Given exercise: Return the lines that follow, exactly as they appear, from the first through the one containing "two_theta = np.arange(10.0, 80.0"; no pictures are to be included.

Information supplied:
## START

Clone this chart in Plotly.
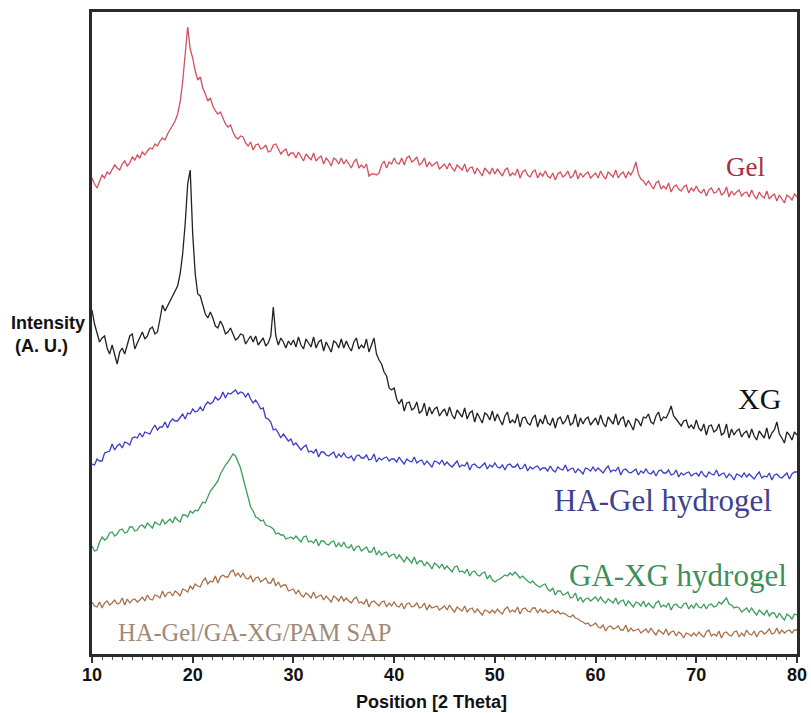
import numpy as np
import plotly.graph_objects as go

# 2-theta grid (degrees), 0.25 degree step; each row below covers 5 degrees
two_theta = np.arange(10.0, 80.0 + 0.125, 0.25)

# Intensities (a.u., stacked offsets)
gel = [
    476, 470, 466, 472, 479, 476, 482, 480, 484, 489, 486, 484, 490, 493, 488, 491, 497, 494, 499, 496,
    502, 499, 503, 506, 505, 510, 508, 513, 516, 514, 520, 524, 528, 533, 540, 552, 572, 598, 627, 605,
    596, 583, 574, 577, 566, 560, 553, 556, 548, 543, 540, 542, 535, 530, 527, 529, 522, 517, 515, 518,
    517, 511, 508, 512, 504, 509, 510, 505, 506, 509, 502, 503, 509, 510, 505, 500, 503, 505, 498, 501,
    501, 496, 502, 497, 493, 500, 497, 494, 501, 493, 496, 498, 490, 496, 493, 488, 496, 494, 490, 496,
    490, 494, 490, 486, 492, 495, 486, 489, 486, 490, 478, 480, 480, 479, 481, 489, 493, 486, 492, 490,
    496, 491, 490, 496, 489, 496, 498, 492, 494, 497, 489, 491, 496, 487, 492, 488, 490, 492, 485, 488,
    490, 485, 491, 486, 483, 489, 486, 484, 490, 482, 486, 487, 480, 486, 482, 478, 486, 483, 480, 486,
    480, 485, 481, 478, 484, 486, 478, 481, 479, 485, 476, 482, 484, 479, 477, 482, 484, 476, 481, 478,
    483, 478, 476, 481, 474, 480, 482, 477, 479, 483, 476, 478, 484, 475, 481, 477, 480, 482, 476, 479,
    481, 476, 483, 478, 475, 482, 479, 477, 484, 476, 480, 482, 476, 482, 479, 484, 492, 480, 475, 473,
    469, 473, 469, 465, 471, 473, 465, 468, 465, 471, 462, 467, 469, 465, 463, 467, 469, 461, 466, 463,
    468, 463, 461, 465, 458, 464, 466, 461, 462, 466, 459, 461, 467, 457, 463, 459, 462, 464, 458, 461,
    462, 457, 464, 458, 455, 462, 458, 456, 463, 455, 458, 460, 453, 459, 455, 451, 459, 457, 454, 460,
    457,
]

xg = [
    344, 330, 321, 312, 316, 318, 306, 300, 309, 298, 290, 302, 306, 300, 310, 318, 320, 305, 311, 316,
    322, 315, 318, 325, 327, 320, 322, 335, 349, 343, 348, 352, 357, 362, 368, 380, 400, 430, 470, 484,
    420, 380, 360, 358, 350, 340, 336, 342, 336, 328, 326, 333, 328, 320, 322, 326, 320, 314, 316, 320,
    319, 310, 314, 318, 312, 318, 309, 313, 316, 308, 311, 318, 347, 318, 309, 316, 312, 306, 313, 309,
    314, 307, 317, 309, 305, 315, 311, 307, 317, 306, 312, 314, 303, 312, 307, 302, 313, 311, 306, 315,
    306, 313, 307, 303, 312, 316, 305, 309, 306, 315, 302, 310, 316, 300, 294, 290, 282, 278, 266, 264,
    266, 255, 250, 255, 243, 251, 252, 244, 246, 252, 241, 243, 251, 238, 247, 240, 245, 247, 238, 242,
    245, 238, 247, 239, 235, 244, 240, 237, 246, 235, 241, 243, 232, 241, 236, 231, 241, 239, 234, 243,
    233, 240, 234, 229, 238, 242, 231, 234, 231, 240, 227, 236, 237, 231, 229, 236, 239, 227, 235, 230,
    239, 231, 229, 236, 226, 235, 237, 230, 233, 239, 229, 231, 240, 227, 236, 230, 235, 237, 229, 233,
    236, 229, 239, 231, 227, 237, 233, 230, 240, 229, 235, 237, 227, 234, 229, 224, 235, 233, 228, 237,
    236, 240, 232, 230, 238, 242, 233, 237, 236, 241, 248, 238, 235, 232, 228, 233, 234, 226, 229, 225,
    234, 226, 223, 230, 219, 228, 229, 222, 224, 230, 219, 221, 230, 216, 225, 219, 223, 225, 217, 221,
    223, 216, 225, 218, 214, 223, 219, 216, 226, 215, 221, 224, 232, 220, 216, 211, 222, 219, 214, 222,
    219,
]

ha_gel = [
    190, 189, 195, 193, 193, 201, 202, 203, 210, 204, 208, 210, 206, 212, 211, 209, 216, 217, 216, 221,
    217, 222, 221, 220, 225, 229, 224, 227, 227, 232, 226, 232, 235, 233, 233, 237, 240, 235, 241, 240,
    245, 242, 243, 247, 243, 249, 252, 250, 252, 257, 254, 256, 262, 256, 261, 260, 262, 264, 260, 262,
    261, 257, 261, 255, 251, 254, 250, 245, 246, 236, 235, 232, 224, 225, 221, 216, 220, 217, 213, 215,
    209, 211, 207, 204, 207, 209, 202, 203, 201, 205, 197, 202, 202, 199, 198, 200, 202, 196, 200, 197,
    201, 197, 196, 198, 193, 198, 199, 196, 196, 199, 194, 195, 200, 192, 196, 194, 196, 197, 193, 195,
    195, 192, 197, 193, 190, 195, 193, 192, 197, 191, 193, 194, 189, 193, 190, 187, 193, 192, 190, 194,
    189, 192, 189, 187, 190, 193, 187, 189, 188, 192, 184, 189, 190, 187, 186, 189, 191, 185, 189, 187,
    191, 187, 186, 189, 184, 189, 190, 187, 187, 190, 185, 186, 190, 183, 187, 185, 187, 188, 184, 186,
    186, 183, 188, 184, 182, 187, 185, 184, 189, 183, 185, 186, 181, 185, 183, 180, 186, 185, 183, 187,
    183, 186, 183, 181, 185, 188, 182, 184, 183, 187, 179, 184, 185, 182, 181, 183, 185, 179, 183, 181,
    185, 181, 180, 183, 178, 183, 184, 181, 181, 184, 179, 180, 184, 177, 181, 179, 181, 182, 178, 180,
    181, 178, 183, 179, 177, 182, 180, 179, 184, 178, 180, 181, 176, 180, 178, 174, 180, 179, 177, 181,
    177, 180, 177, 175, 179, 182, 176, 178, 177, 181, 174, 179, 180, 177, 176, 179, 181, 175, 180, 182,
    182,
]

ga_xg = [
    108, 103, 104, 112, 117, 114, 116, 121, 122, 118, 120, 124, 125, 121, 122, 127, 127, 123, 124, 128,
    129, 126, 131, 128, 126, 132, 130, 129, 135, 130, 133, 135, 131, 137, 134, 132, 139, 139, 137, 143,
    141, 144, 143, 148, 152, 151, 158, 163, 166, 170, 173, 180, 185, 189, 192, 196, 200, 198, 192, 186,
    176, 166, 154, 147, 143, 137, 136, 133, 134, 129, 128, 127, 125, 120, 121, 119, 119, 115, 116, 117,
    115, 118, 115, 112, 117, 118, 112, 113, 111, 115, 108, 113, 113, 110, 109, 112, 113, 107, 111, 107,
    112, 107, 106, 109, 103, 107, 108, 103, 105, 107, 102, 102, 107, 99, 103, 99, 101, 102, 97, 99,
    100, 95, 99, 95, 92, 97, 94, 91, 97, 90, 93, 93, 88, 92, 89, 85, 91, 89, 86, 90,
    85, 88, 85, 82, 87, 88, 82, 83, 81, 85, 78, 82, 83, 79, 78, 81, 82, 75, 79, 74,
    72, 74, 75, 77, 79, 78, 81, 79, 82, 79, 76, 78, 75, 73, 71, 73, 70, 68, 67, 69,
    70, 65, 63, 66, 59, 63, 63, 59, 60, 62, 56, 57, 61, 53, 57, 52, 55, 56, 53, 55,
    57, 53, 57, 53, 51, 55, 53, 51, 56, 50, 53, 54, 48, 53, 50, 47, 52, 51, 48, 53,
    47, 51, 48, 46, 51, 53, 47, 49, 47, 51, 44, 49, 50, 47, 46, 50, 51, 45, 49, 46,
    51, 47, 46, 50, 45, 49, 50, 47, 48, 52, 50, 53, 56, 50, 49, 46, 47, 46, 42, 44,
    46, 42, 46, 42, 39, 44, 41, 39, 44, 38, 41, 41, 36, 41, 37, 34, 40, 38, 35, 40,
    39,
]

sap = [
    52, 48, 47, 52, 46, 51, 53, 49, 51, 54, 50, 51, 56, 49, 55, 51, 54, 55, 52, 54,
    57, 53, 59, 55, 54, 59, 58, 56, 63, 57, 61, 62, 58, 63, 61, 58, 65, 64, 62, 68,
    65, 70, 68, 67, 73, 76, 70, 73, 72, 78, 71, 77, 79, 77, 77, 82, 84, 78, 81, 77,
    81, 76, 75, 78, 72, 76, 77, 72, 74, 76, 71, 71, 76, 68, 72, 67, 69, 69, 63, 64,
    65, 60, 64, 59, 57, 61, 59, 56, 62, 56, 58, 59, 54, 58, 55, 52, 58, 56, 53, 58,
    53, 56, 53, 51, 55, 57, 51, 52, 50, 55, 47, 52, 53, 50, 48, 52, 53, 47, 51, 48,
    52, 48, 47, 51, 45, 50, 51, 47, 48, 51, 46, 47, 51, 44, 49, 46, 47, 48, 44, 46,
    48, 44, 49, 45, 42, 47, 45, 43, 48, 42, 45, 46, 41, 45, 42, 39, 44, 43, 41, 44,
    41, 45, 42, 40, 45, 47, 42, 44, 42, 47, 40, 45, 46, 43, 42, 46, 46, 41, 45, 42,
    44, 41, 42, 44, 41, 43, 40, 41, 40, 38, 37, 39, 36, 35, 33, 32, 30, 31, 28, 29,
    31, 27, 26, 29, 23, 27, 28, 25, 26, 28, 24, 24, 29, 22, 26, 23, 24, 25, 21, 23,
    25, 21, 26, 22, 19, 24, 22, 20, 25, 19, 22, 23, 18, 22, 20, 16, 21, 20, 18, 21,
    18, 22, 19, 17, 22, 24, 18, 20, 18, 23, 16, 21, 22, 19, 18, 22, 23, 17, 21, 18,
    24, 20, 19, 23, 17, 22, 23, 20, 22, 25, 20, 21, 26, 20, 24, 21, 23, 24, 21, 24,
    24,
]

series = [
    ("Gel", gel, "#d4505f"),
    ("XG", xg, "#222222"),
    ("HA-Gel hydrogel", ha_gel, "#3c3cc8"),
    ("GA-XG hydrogel", ga_xg, "#3c9e5a"),
    ("HA-Gel/GA-XG/PAM SAP", sap, "#a87048"),
]

# Curve labels: text, x (2 theta), y (a.u.), colour, size
labels = [
    ("Gel", 74.9, 487, "#a83040", 27),
    ("XG", 76.3, 256, "#111111", 30),
    ("HA-Gel hydrogel", 66.7, 154, "#40408e", 31),
    ("GA-XG hydrogel", 68.2, 79, "#3b8f5a", 31),
    ("HA-Gel/GA-XG/PAM SAP", 26.1, 22, "#a08878", 24.5),
]

x_ticks = [10, 20, 30, 40, 50, 60, 70, 80]

fig = go.Figure()
for name, vals, color in series:
    assert len(vals) == len(two_theta)
    fig.add_trace(go.Scatter(
        x=two_theta, y=vals, mode="lines", name=name,
        line=dict(color=color, width=1.3),
        showlegend=False, hoverinfo="skip",
    ))

for text, lx, ly, color, size in labels:
    fig.add_annotation(
        x=lx, y=ly, xref="x", yref="y", text=text, showarrow=False,
        xanchor="center", yanchor="middle",
        font=dict(family="Liberation Serif, Times New Roman, serif",
                  size=size, color=color),
    )

axis_font = "Liberation Sans, Arial, sans-serif"
fig.add_annotation(
    x=0.481, y=-0.075, xref="paper", yref="paper",
    text="<b>Position [2 Theta]</b>", showarrow=False,
    xanchor="center", yanchor="middle",
    font=dict(family=axis_font, size=18, color="#111111"),
)
fig.add_annotation(
    x=-0.0631, y=0.5156, xref="paper", yref="paper",
    text="<b>Intensity</b>", showarrow=False,
    xanchor="center", yanchor="middle",
    font=dict(family=axis_font, size=18, color="#111111"),
)
fig.add_annotation(
    x=-0.0716, y=0.4798, xref="paper", yref="paper",
    text="<b>(A. U.)</b>", showarrow=False,
    xanchor="center", yanchor="middle",
    font=dict(family=axis_font, size=18, color="#111111"),
)

fig.update_layout(
    width=811, height=713, autosize=False,
    margin=dict(l=92, r=14, t=12, b=59, autoexpand=False),
    paper_bgcolor="white", plot_bgcolor="white",
    xaxis=dict(
        range=[10, 80], tickvals=x_ticks,
        ticktext=[f"<b>{t}</b>" for t in x_ticks],
        ticks="outside", ticklen=6, tickwidth=1.5, tickcolor="#333333",
        minor=dict(dtick=1, ticks="outside", ticklen=3, tickcolor="#555555", tickwidth=1),
        showline=True, linecolor="#2a2a2a", linewidth=2.5, mirror=True,
        showgrid=False, zeroline=False, automargin=False,
        tickfont=dict(family=axis_font, size=18, color="#111111"),
        ticklabelstandoff=-3,
    ),
    yaxis=dict(
        range=[0, 642], showticklabels=False, ticks="",
        showline=True, linecolor="#2a2a2a", linewidth=2.5, mirror=True,
        showgrid=False, zeroline=False, automargin=False,
    ),
)

fig.write_html("out.html")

## END

Full answer:
Clone this chart in Plotly.
import numpy as np
import plotly.graph_objects as go

# 2-theta grid (degrees), 0.25 degree step; each row below covers 5 degrees
two_theta = np.arange(10.0, 80.0 + 0.125, 0.25)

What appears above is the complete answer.